The point that major media likes to make is that if a robot takes your job, then you won’t have one, and that of course is a bad thing. But what If a robot could take your job in such a way that it wasn’t taking your job at all? What if robots could collectively decrease the human hours spent in the workforce, without taking jobs away from individual Americans? Hold this thought in your head –it’s going to be important. First though, we are going on a quick history lesson:
Thousands of years ago, the human race was little more than bands of hunter gatherers scattered across the globe. Because of the world they lived in, they were forced to migrate constantly, never settling down long enough to create anything significant. Without the benefits of agriculture, they literally did not have enough food to have any leisure. The entirety of their life was spent doing nothing more than surviving. So they traveled from place to place hunting and gathering, not quite dying, but not truly developing either. They did this for roughly 300,000 years. Then, around 12,000 years ago, things started to change. Humans gradually learned to plant crops, domesticate animals, and finally settled down. Over the course of the next 10,000 years, science and technology of all kinds exploded. Writing was invented, cities and monuments were created, and advanced farming techniques were pioneered. Great wars were fought, languages evolved, and people took to the seas to explore the world they lived in. In every way possible, the human race finally came into their own and created things. This new way to live was called ‘civilization’. Now, civilization was not a product of some grand genius that suddenly struck the human race and intrigued us into writing and other scholarly activities. No, the reason humans suddenly became civilized was because we literally had enough food to sit down and think long enough to invent new things and create a better world for ourselves. Because of agriculture and other more efficient ways of living, the collective human race had enough ‘free time’ to invent, create, and live life to its fullest. Perhaps then we only spent 95% of our life ‘surviving’. This was just the start however, as human history shows, there were another number of ‘efficiency increasing’ events that helped shape the fate the world. Some notable ones include democracy, the industrial revolution, and the renaissance.
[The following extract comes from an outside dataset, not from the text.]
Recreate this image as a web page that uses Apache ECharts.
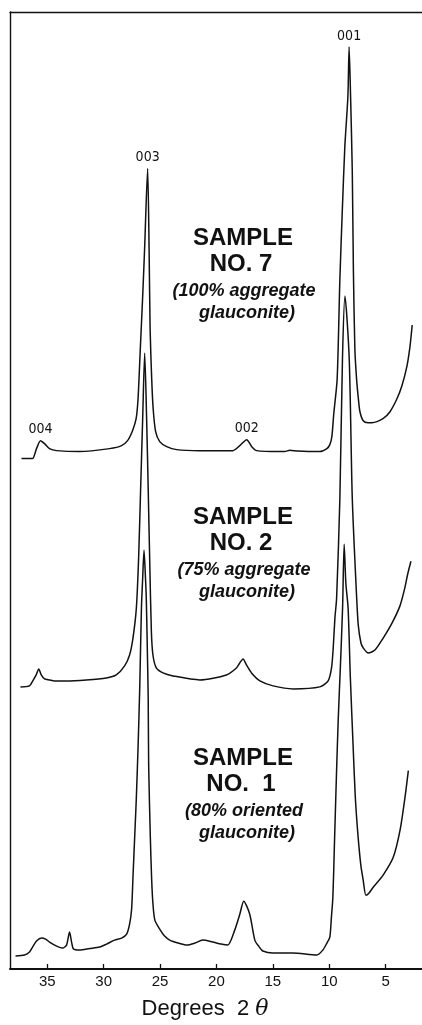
<!DOCTYPE html>
<html>
<head>
<meta charset="utf-8">
<title>Glauconite XRD</title>
<script src="https://cdn.jsdelivr.net/npm/echarts@6/dist/echarts.min.js"></script>
<style>
html,body{margin:0;padding:0;background:#fff;}
#xrd_chart{width:422px;height:1025px;}
</style>
</head>
<body>
<div id="xrd_chart"></div>
<script>
// [degrees 2theta, relative intensity] - traces are stacked
var sample7 = [
  [37.28,512],[36.57,512],[36.30,512],[35.95,522],[35.59,530],[35.24,527],[34.80,522],[34.17,520],
  [32.13,519],[29.47,522],[28.41,525],[27.88,530],[27.44,540],[27.12,552],[26.95,572],[26.75,622],
  [26.55,672],[26.37,722],[26.10,803],[25.97,722],[25.88,642],[25.74,592],[25.61,562],[25.39,539],
  [25.03,529],[24.41,524],[23.52,521],[21.48,520],[18.55,520],[17.93,525],[17.32,531],[16.87,524],
  [16.43,520],[14.38,519],[13.94,519],[13.50,520.5],[12.79,519.5],[10.83,519],[10.21,522],[9.95,526],
  [9.77,534],[9.60,557],[9.30,592],[9.06,692],[8.84,762],[8.62,825],[8.35,875],[8.24,925],
  [8.11,875],[7.96,800],[7.86,700],[7.73,622],[7.58,592],[7.42,572],[7.28,559],[6.99,550],
  [6.57,548],[6.22,548],[5.24,552],[4.62,559],[4.00,572],[3.56,585],[3.11,605],[2.85,624],[2.65,646]
];
var sample2 = [
  [37.37,283],[36.57,284],[36.28,289],[35.98,295],[35.75,301],[35.53,295],[35.24,291],[34.80,290],
  [34.35,289],[33.31,289],[31.54,290],[29.76,292],[28.88,295],[28.14,304],[27.70,315],[27.40,332],
  [27.10,362],[26.90,412],[26.72,482],[26.54,552],[26.36,618],[26.19,552],[26.05,482],[25.92,412],
  [25.77,339],[25.63,315],[25.33,302],[24.74,297],[23.85,294],[21.48,290],[19.12,295],[18.23,302],
  [17.94,307],[17.64,311],[17.34,305],[16.89,297],[16.15,289],[14.98,284],[13.20,281],[10.83,283],
  [10.10,289],[9.80,302],[9.65,322],[9.50,352],[9.35,372],[9.06,472],[8.83,612],[8.61,675],
  [8.23,612],[7.96,472],[7.57,372],[7.43,345],[7.19,327],[6.98,322],[6.54,317],[5.95,320],
  [5.22,332],[4.44,347],[3.74,364],[3.35,380],[3.05,396],[2.76,409]
];
var sample1 = [
  [37.81,13],[37.01,14],[36.57,17],[36.30,22],[35.95,28],[35.51,31],[35.15,30],[34.80,27],
  [34.17,23],[33.64,21],[33.29,24],[33.02,37],[32.84,27],[32.67,20],[32.13,19],[31.24,20.5],
  [30.36,22],[29.74,25],[29.03,29],[28.41,31],[27.96,35],[27.70,45],[27.52,60],[27.40,92],
  [27.25,132],[27.10,172],[26.95,222],[26.80,282],[26.65,362],[26.54,392],[26.42,420],[26.31,397],
  [26.22,372],[26.13,322],[26.05,272],[26.01,205],[25.86,132],[25.75,92],[25.64,67],[25.46,49],
  [25.03,40],[24.60,33],[24.14,29],[23.40,26],[22.64,24],[21.90,26],[21.22,29],[20.33,27],
  [19.60,25],[19.00,24],[18.38,39],[17.93,55],[17.58,68],[17.05,55],[16.60,29],[16.20,22],
  [15.89,18],[15.00,16],[13.23,16],[11.10,14],[10.57,19],[10.21,26],[9.95,32],[9.81,52],
  [9.68,72],[9.55,122],[9.37,192],[9.20,252],[9.02,302],[8.82,362],[8.68,426],[8.53,387],
  [8.33,362],[8.13,292],[7.88,222],[7.69,172],[7.44,132],[7.20,104],[6.99,89],[6.75,74],
  [6.49,76],[6.11,82],[5.24,94],[4.33,112],[3.73,139],[3.29,172],[2.99,199]
];
var tickValues = [35, 30, 25, 20, 15, 10, 5];
var peakNames = ['001', '002', '003', '004'];
var peakDegs = [8.24, 17.32, 26.10, 35.59];
var sampleNos = ['NO. 7', 'NO. 2', 'NO.  1'];
var sampleNotes = ['(100% aggregate', '(75% aggregate', '(80% oriented'];

var dom = document.getElementById('xrd_chart');
var myChart = echarts.init(dom);

// peak label sits on top of the sample 7 trace
function peakValue(deg) {
  var best = sample7[0];
  for (var i = 0; i < sample7.length; i++) {
    if (Math.abs(sample7[i][0] - deg) < Math.abs(best[0] - deg)) best = sample7[i];
  }
  return best[1];
}

// text blocks in the gap between the peaks
var blockY = [238, 517, 758];
var texts = [];
for (var k = 0; k < 3; k++) {
  var y0 = blockY[k];
  var lines = [
    {t: 'SAMPLE', x: 243, dy: 0, font: 'bold 24px "Liberation Sans", Arial, sans-serif'},
    {t: sampleNos[k], x: 241, dy: 26, font: 'bold 24px "Liberation Sans", Arial, sans-serif'},
    {t: sampleNotes[k], x: 244, dy: 53, font: 'italic bold 18px "Liberation Sans", Arial, sans-serif'},
    {t: 'glauconite)', x: 247, dy: 75, font: 'italic bold 18px "Liberation Sans", Arial, sans-serif'}
  ];
  for (var j = 0; j < lines.length; j++) {
    texts.push({
      type: 'text',
      style: {
        text: lines[j].t, x: lines[j].x, y: y0 + lines[j].dy,
        font: lines[j].font, fill: '#111',
        align: 'center', verticalAlign: 'middle',
        textAlign: 'center', textVerticalAlign: 'middle'
      }
    });
  }
}

var lineStyle = {color: '#111', width: 1.5};

var option = {
  animation: false,
  backgroundColor: '#fff',
  grid: {left: 10, right: 0, top: 12, bottom: 53},
  xAxis: [
    {
      type: 'value',
      min: 1.78, max: 38.3,
      inverse: true,
      name: 'Degrees  2 {th|θ}',
      nameLocation: 'middle',
      nameGap: 29,
      nameTextStyle: {
        color: '#111', fontSize: 22, fontFamily: '"Liberation Sans", Arial, sans-serif',
        padding: [0, 22, 0, 0],
        rich: {th: {fontSize: 22, fontStyle: 'italic', color: '#111', fontFamily: '"DejaVu Serif", serif'}}
      },
      axisLine: {show: true, lineStyle: {color: '#111', width: 2}},
      axisTick: {show: true, inside: true, length: 5, customValues: tickValues, lineStyle: {color: '#111', width: 1.3}},
      axisLabel: {
        customValues: tickValues, margin: 5,
        color: '#111', fontSize: 15, fontFamily: '"Liberation Sans", Arial, sans-serif'
      },
      splitLine: {show: false}
    },
    {
      type: 'value',
      position: 'top',
      min: 1.78, max: 38.3,
      inverse: true,
      axisLine: {show: true, lineStyle: {color: '#111', width: 1.3}},
      axisTick: {show: false},
      axisLabel: {show: false},
      splitLine: {show: false}
    }
  ],
  yAxis: {
    type: 'value',
    min: 0, max: 960,
    axisLine: {show: true, lineStyle: {color: '#111', width: 1.4}},
    axisTick: {show: false},
    axisLabel: {show: false},
    splitLine: {show: false}
  },
  series: [
    {
      name: 'Sample 7', type: 'line', data: sample7, showSymbol: false,
      smooth: 0.25, lineStyle: lineStyle,
      markPoint: {
        symbol: 'circle', symbolSize: 0,
        label: {
          show: true, position: 'top', distance: 4, formatter: '{b}',
          color: '#111', fontSize: 14, fontFamily: '"Liberation Sans Narrow", "DejaVu Sans Condensed", sans-serif'
        },
        data: peakNames.map(function (n, i) {
          return {name: n, coord: [peakDegs[i], peakValue(peakDegs[i])]};
        })
      }
    },
    {name: 'Sample 2', type: 'line', data: sample2, showSymbol: false, smooth: 0.25, lineStyle: lineStyle},
    {name: 'Sample 1', type: 'line', data: sample1, showSymbol: false, smooth: 0.25, lineStyle: lineStyle}
  ],
  graphic: texts
};
myChart.setOption(option, true);
</script>
</body>
</html>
With each of these periods of time, or in the case of democracy, discoveries, the net efficiency of human labor was increased. In other words, we could spend less of our life ‘surviving’ and more time could be spent living.
This slow but steady increase in human efficiency didn’t only occur in ancient times. Even over the course of the last few hundred years we have seen increased human efficiency, to the point even, that not everybody in society need work to support the society as a whole. This is the point that I really want to make: not everybody in America needs to work to support everybody in America. What this means is that a fewer number of people are needed to support the entire civilization. In ancient times the ratio was 1:1 every able bodied person had to work their entire waking day just to keep society afloat. In the society we have today, that 1:1 ratio might look more like 2:1. Even if half of the US population stayed home, America wouldn’t go under. We would still produce enough food to feed everyone (we throw out 40% of our food), we would still produce enough goods and services, we could, in every way continue to function as America. Objectively this is a terrible idea, after all, why should only half of America work? How would we decide who had to work, and who got to stay home? But subjectively, the fact that America is so efficient we could viably do just that, is nothing less than brilliant. Still sound terrible? I have an example for you. When my great, great, great grandfather was pursuing his career, a working week consisted of 60 hours and children as young as seven or eight worked 12 hour days six days a week. My father however, works just 40 hours a week, which is just below the national average. If you do some simple math, you will find that Americans now work around 1/3 less than they did only a few hundred years ago. Imagine if we could promote, instead of fight against this efficiency. What if Americans could work only 30 hours a week and get a three-day weekend? History would suggest that we could do it and be just fine –but not if the workers in America insist that anything less than 40 hours a week is part-time and not if employers force Americans to work 40 hours a week just to support themselves. And that, brings us back to robots, and my second question:
“Is a robot taking my job a bad thing?”
The answer, is a resounding no. If a robot takes your job, without negatively affecting society then the robot is doing society a great favor. In ancient times, anybody who was not working was actively holding the society back –they still wanted a place to live and food to eat but they were not contributing to society. But if a robot can take your place in the workplace without negatively affecting it, then, as I said a moment ago, it has done society a great favor. Suddenly you were just granted a large amount of free time and in every measurable way society wouldn’t even notice. Imagine the great things we could create if we spent half the time we do working simple (yet necessary) jobs? Imagine working only 5 hours a day and getting Fridays off and having the rest of society not look down on you as a slacker? Imagine the great things that could be invented with the net human intellect figuratively doubled. Imagine how much happier everybody would be if we could spend less of our day just trying to survive. Imagine America so efficient that it could support itself with only a fraction of the human hours (every hour is precious!) that we spend today. Now realize, that that happy, efficient, futuristic America is within our grasp. The robots are not taking our jobs; they are granting us the freedom to simply not do them. So next time you read the headline “Will a robot take my job?” don’t shrink in fear, instead, cross your fingers and hope that one day they will. Hope that one day all jobs are done by robots and that Americans can finally do what they do best; invent stuff, play with their children, do science, create art, and spend a little more time each day living.